5 Ways to Boost Your Freelance Customer Service Skills
Here's How You Can Create Loyal Freelance Customers
If freelancing wasn’t already a lucrative-seeming career option for many individuals pre-COVID-19, it is definitely more alluring today than ever before. Providing people with the ability to make their own hours, work from anywhere in the world, and take business into their own hands without wondering if a boss is going to lay them off amid the coronavirus-fueled recession, freelancing is, for many, the ticket to their financial and professional future.
That’s why it was estimated that 57 million Americans took part in the freelance economy during 2019. Even more amazingly, CNBC reported that these freelancers earn more per hour than 70% of workers in the U.S., citing their newfound freedom and financial independence as reasons why they will never, ever work for someone else again.
Today, while so many struggle with their professional futures after this global pandemic subsides, more people than ever before are considering running their own freelancing businesses right from home. Whether it’s a side hustle, a means to make some petty cash, or a full-scale six-figure business, which many are earning on sites like Fiverr.com, freelancing is something to watch today.
For those of you who are freelancing, want to freelance, or want to rev up your existing clientele, I am going to provide you with my 5 tips based on my nearly six-years of experience freelance writing as a Top Level Seller on Fiverr.com.
Here’s what I have found increases my personal sales and customer satisfaction rates:
1. Be As Responsive As Possible: Many freelancing sites have “response time” averages displayed on profiles today. This tells potential buyers how responsive you are to inquiries. Since many people need work done in 1-2 days, if they see it takes you 48-hours to respond, they’re going to skip over you for the next expert. In order to ensure you are responsive, download the mobile app and turn on your push notifications so you know every time someone is trying to work with you.

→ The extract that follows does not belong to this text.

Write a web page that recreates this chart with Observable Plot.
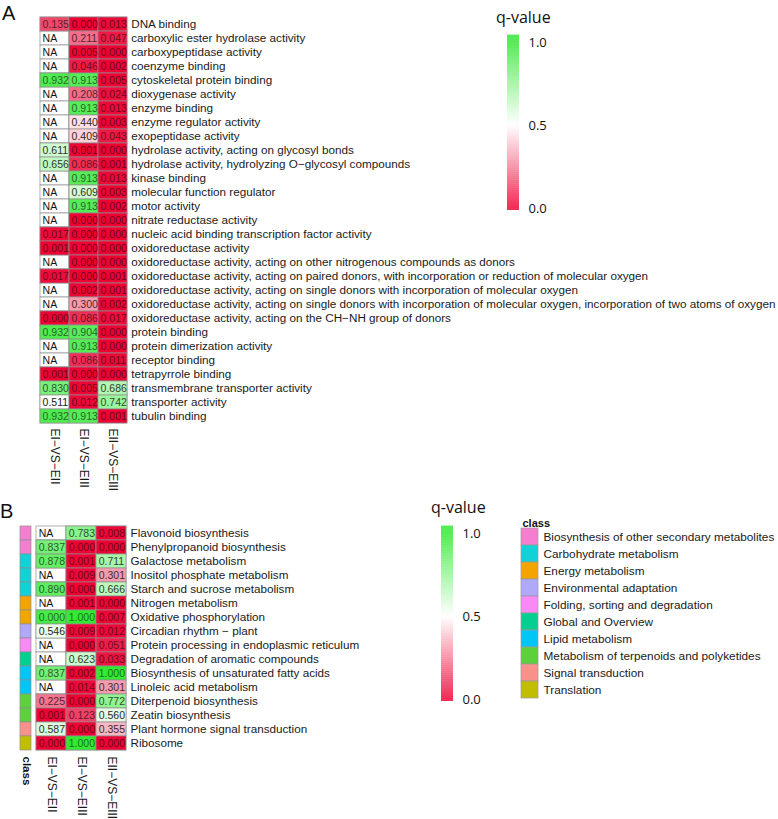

2. Get As Much Info Before Starting the Order: When orders start on freelancing sites, they typically come with timers. This can be stressful if the buyer doesn’t submit enough information. Try and communicate with them ahead of time and ask them every single question you can to ensure you are able to deliver quality content when the order is over. The buyer will consider your inquisitiveness to be professional and thorough, resulting in better reviews.

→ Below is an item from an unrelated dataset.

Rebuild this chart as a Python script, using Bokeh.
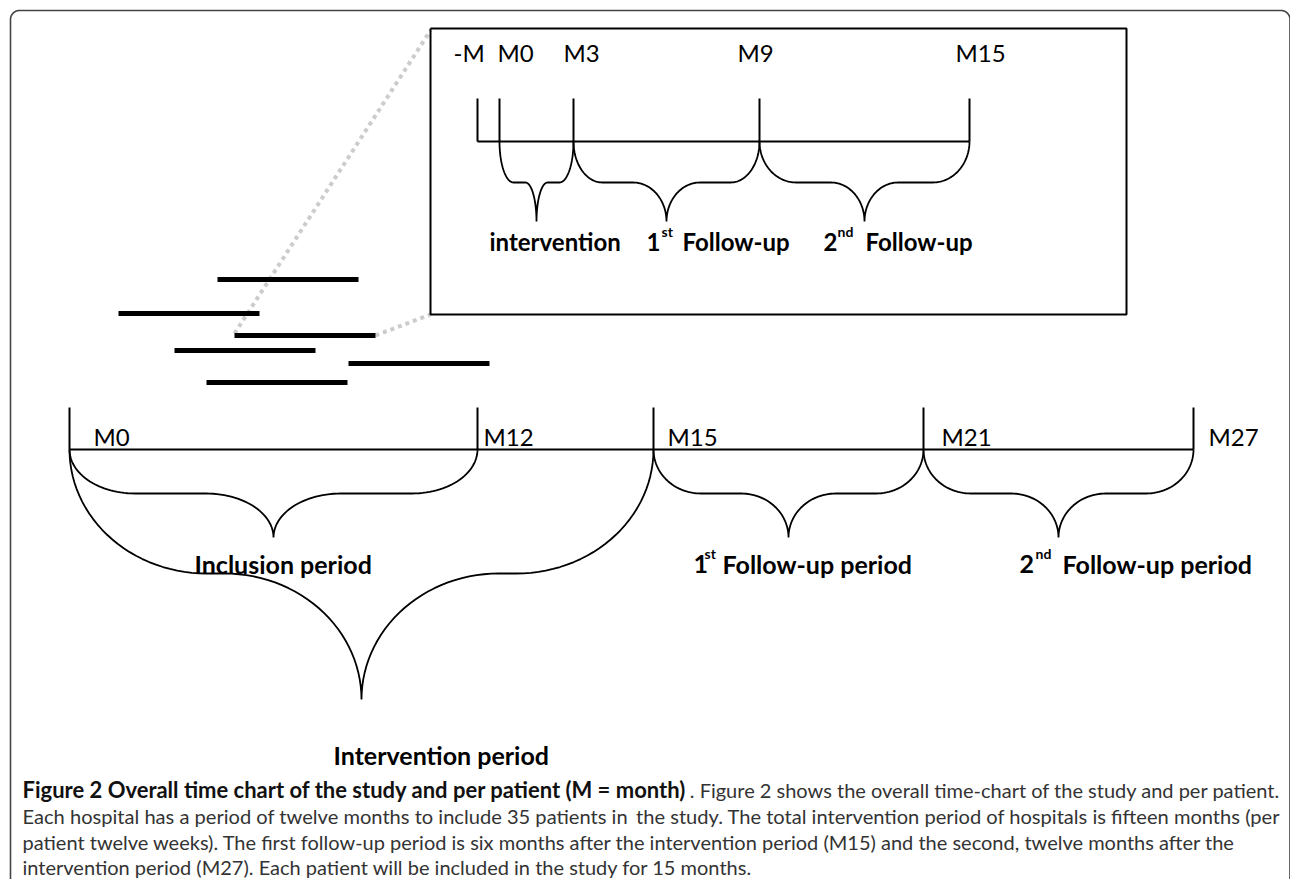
import numpy as np
from bokeh.plotting import figure
from bokeh.models import Range1d
from bokeh.core.properties import value
from bokeh.embed import file_html
from bokeh.resources import INLINE

# ---------------- data (labels / periods) ----------------
main_labels = ["M0", "M12", "M15", "M21", "M27"]
main_months = [0, 12, 15, 21, 27]
inset_labels = ["-M", "M0", "M3", "M9", "M15"]

main_period_names = ["Inclusion period", "Intervention period", "Follow-up period", "Follow-up period"]
main_period_ord = ["", "", "1", "2"]
main_period_sup = ["", "", "st", "nd"]
main_period_from = [0, 0, 2, 3]
main_period_to = [1, 2, 3, 4]

inset_period_names = ["intervention", "Follow-up", "Follow-up"]
inset_period_ord = ["", "1", "2"]
inset_period_sup = ["", "st", "nd"]
inset_period_from = [1, 2, 3]
inset_period_to = [2, 3, 4]

# patients (schematic inclusion bars)
patient_start = [217, 118, 234, 174, 348, 206]
patient_row_y = [279, 313, 335, 350, 363, 382]
patient_len = 141

caption_bold = "Figure 2 Overall time chart of the study and per patient (M = month)"
caption_l1 = ". Figure 2 shows the overall time-chart of the study and per patient."
caption_l2a = "Each hospital has a period of twelve months to include 35 patients in"
caption_l2b = "the study. The total intervention period of hospitals is fifteen months (per"
caption_l3 = "patient twelve weeks). The first follow-up period is six months after the intervention period (M15) and the second, twelve months after the"
caption_l4 = "intervention period (M27). Each patient will be included in the study for 15 months."

# ---------------- layout ----------------
W, H = 1290, 879
main_tick_x = [69, 477, 653, 923, 1193]
main_label_x = [93, 483, 667, 941, 1208]
main_tick_top, main_axis_y = 407, 449
main_label_base = 436

inset_tick_x = [477, 499, 573, 759, 969]
inset_label_x = [453, 497, 563, 737, 955]
inset_tick_top, inset_axis_y = 98, 141
inset_label_base = 52
inset_box = (430, 28, 1126, 314)

FONT = value("Lato")

p = figure(width=W, height=H, x_range=Range1d(0, W), y_range=Range1d(H, 0),
           output_backend="svg", toolbar_location=None, min_border=0,
           outline_line_color=None, x_axis_location=None, y_axis_location=None,
           background_fill_color="white", border_fill_color="white")
p.grid.visible = False


def brace(xa, xb, y0, y1, y2, fe, ft, n=30):
    half = (xb - xa) / 2.0
    xm = xa + half
    re, rt = fe * half, ft * half
    t = np.linspace(0, np.pi / 2, n)
    lx = (xa + re) - re * np.cos(t)
    ly = y0 + (y1 - y0) * np.sin(t)
    tx = (xm - rt) + rt * np.sin(t)
    ty = y2 - (y2 - y1) * np.cos(t)
    xs_left = np.concatenate([lx, tx])
    ys_left = np.concatenate([ly, ty])
    xs_right = 2 * xm - xs_left[::-1]
    ys_right = ys_left[::-1]
    return list(np.concatenate([xs_left, xs_right])), list(np.concatenate([ys_left, ys_right]))


# ---- outer rounded frame ----
r = 9
right = 1289.5
t = np.linspace(np.pi, 1.5 * np.pi, 20)
fx = [10, 10] + list(10 + r + r * np.cos(t)) + [right - r]
fy = [900, 10 + r] + list(10 + r + r * np.sin(t)) + [10]
t2 = np.linspace(1.5 * np.pi, 2 * np.pi, 20)
fx += list(right - r + r * np.cos(t2)) + [right]
fy += list(10 + r + r * np.sin(t2)) + [900]
p.line(fx, fy, line_color="#444444", line_width=1.6)

# ---- dotted zoom lines ----
p.line([patient_start[2], inset_box[0]], [patient_row_y[2] - 2, inset_box[1] + 2],
       line_color="#cccccc", line_width=4, line_dash="4 4")
p.line([patient_start[2] + patient_len, inset_box[0]], [patient_row_y[2], inset_box[3]],
       line_color="#cccccc", line_width=4, line_dash="4 4")

# ---- patient bars ----
p.segment(x0=patient_start, y0=patient_row_y,
          x1=[s + patient_len for s in patient_start], y1=patient_row_y,
          line_color="black", line_width=5)

# ---- inset box ----
bx0, by0, bx1, by1 = inset_box
p.line([bx0, bx1, bx1, bx0, bx0], [by0, by0, by1, by1, by0], line_color="black", line_width=2)

# ---- main timeline ----
p.segment(x0=main_tick_x, y0=[main_tick_top] * 5, x1=main_tick_x, y1=[main_axis_y] * 5,
          line_color="black", line_width=2)
p.line([main_tick_x[0], main_tick_x[-1]], [main_axis_y, main_axis_y], line_color="black", line_width=2)
p.text(x=main_label_x, y=[main_label_base] * 5, text=main_labels, text_font=FONT,
       text_font_size="24px", text_baseline="alphabetic", text_color="black")

main_brace_levels = [(493, 537, 0.32, 0.33), (573, 699, 0.47, 0.47), (493, 537, 0.35, 0.35), (493, 537, 0.35, 0.35)]
bxs, bys = [], []
for i in range(4):
    xa, xb = main_tick_x[main_period_from[i]], main_tick_x[main_period_to[i]]
    y1, y2, fe, ft = main_brace_levels[i]
    xs, ys = brace(xa, xb, main_axis_y, y1, y2, fe, ft)
    bxs.append(xs); bys.append(ys)
p.multi_line(bxs, bys, line_color="black", line_width=1.8)

main_lab_x = [194, 333, 722, 1062]
main_lab_y = [563, 754, 563, 563]
for i in range(4):
    p.text(x=[main_lab_x[i]], y=[main_lab_y[i]], text=[main_period_names[i]], text_font=FONT,
           text_font_style="bold", text_font_size="25px", text_baseline="alphabetic",
           text_align="left", text_color="black")
ord_x = [None, None, 693, 1019]
sup_x = [None, None, 704, 1035]
for i in (2, 3):
    p.text(x=[ord_x[i]], y=[main_lab_y[i]], text=[main_period_ord[i]], text_font=FONT,
           text_font_style="bold", text_font_size="25px", text_baseline="alphabetic")
    p.text(x=[sup_x[i]], y=[main_lab_y[i] - 10], text=[main_period_sup[i]], text_font=FONT,
           text_font_style="bold", text_font_size="14px", text_baseline="alphabetic")

# ---- inset timeline ----
p.segment(x0=inset_tick_x, y0=[inset_tick_top] * 5, x1=inset_tick_x, y1=[inset_axis_y] * 5,
          line_color="black", line_width=2)
p.line([inset_tick_x[0], inset_tick_x[-1]], [inset_axis_y, inset_axis_y], line_color="black", line_width=2)
p.text(x=inset_label_x, y=[inset_label_base] * 5, text=inset_labels, text_font=FONT,
       text_font_size="24px", text_baseline="alphabetic", text_color="black")

inset_brace_shape = [(0.38, 0.30), (0.31, 0.36), (0.35, 0.32)]
ixs, iys = [], []
for i in range(3):
    xa, xb = inset_tick_x[inset_period_from[i]], inset_tick_x[inset_period_to[i]]
    fe, ft = inset_brace_shape[i]
    xs, ys = brace(xa, xb, inset_axis_y, 182, 221, fe, ft)
    ixs.append(xs); iys.append(ys)
p.multi_line(ixs, iys, line_color="black", line_width=1.8)

inset_lab_x = [489, 682, 865]
for i in range(3):
    p.text(x=[inset_lab_x[i]], y=[241], text=[inset_period_names[i]], text_font=FONT,
           text_font_style="bold", text_font_size="24px", text_baseline="alphabetic")
iord_x = [None, 646, 823]
isup_x = [None, 661, 837]
for i in (1, 2):
    p.text(x=[iord_x[i]], y=[241], text=[inset_period_ord[i]], text_font=FONT,
           text_font_style="bold", text_font_size="24px", text_baseline="alphabetic")
    p.text(x=[isup_x[i]], y=[231], text=[inset_period_sup[i]], text_font=FONT,
           text_font_style="bold", text_font_size="14px", text_baseline="alphabetic")

# ---- caption ----
CF = value("Lato")
reg = "20px"
base = [789, 815, 841, 866]
p.text(x=[22], y=[base[0]], text=[caption_bold], text_font=CF, text_font_style="bold",
       text_font_size="22px", text_baseline="alphabetic", text_color="#111111")
p.text(x=[1280], y=[base[0]], text=[caption_l1], text_font=CF, text_font_size=reg,
       text_baseline="alphabetic", text_align="right", text_color="#333333")
p.text(x=[22], y=[base[1]], text=[caption_l2a], text_font=CF, text_font_size="20.1px",
       text_baseline="alphabetic", text_color="#333333")
p.text(x=[1280], y=[base[1]], text=[caption_l2b], text_font=CF, text_font_size="20.1px",
       text_baseline="alphabetic", text_align="right", text_color="#333333")
p.text(x=[22], y=[base[2]], text=[caption_l3], text_font=CF, text_font_size=reg,
       text_baseline="alphabetic", text_color="#333333")
p.text(x=[22], y=[base[3]], text=[caption_l4], text_font=CF, text_font_size=reg,
       text_baseline="alphabetic", text_color="#333333")

open("out.html", "w").write(file_html(p, INLINE))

3. Follow Up, Only ONCE: Don’t spam your buyers. No one wants to have a provider message them every single week for one-year, chasing down new business. I have a “one follow-up” rule so I don’t seem too hungry. You can approach old clients and ask them, ONCE, if they need to place any new orders, or if they need any more convincing insight to book you. After that, let it go.
4. Always Be Polite, Even if They Don’t Deserve It: You will encounter some seriously irrational people on the internet. We all know this to be true. They will say things that warrant you getting upset. However, it never pays off to snap back at them. These freelancing sites could kick you off, and the buyer will be more likely to leave you a one-star review. Take a walk, take a deep breath, and come back with a pre-rehearsed line, like, “I’m sorry you feel that way. Is there anything I can do to rectify the situation?”

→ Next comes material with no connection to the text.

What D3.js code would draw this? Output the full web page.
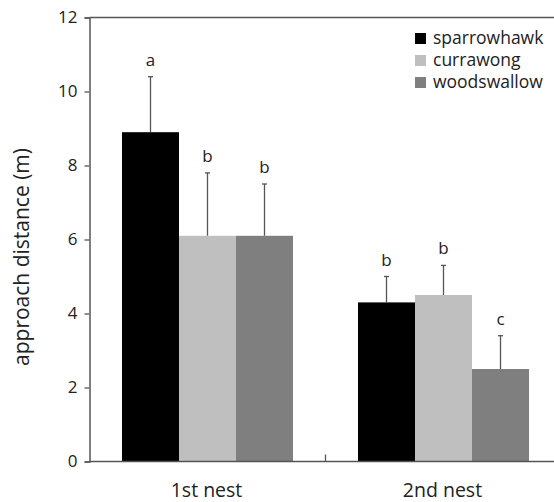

5. Put Yourself in Your Customer’s Shoes: Where is your customer from? What do they need done? What is their age, gender, etc.? Treat these people like they are actual human beings and not just another transaction. Spend a moment reflecting on who they are and what they want so you can best service them. This special attention will be duly noted in their orders, reviews, and even after-order tips.
If you’re new to the world of freelancing, don’t feel overwhelmed or intimidated. Most of this is pure common sense. Follow these 5 tips above for starting out with stellar customer service that will lay the groundwork for your successful freelancing future.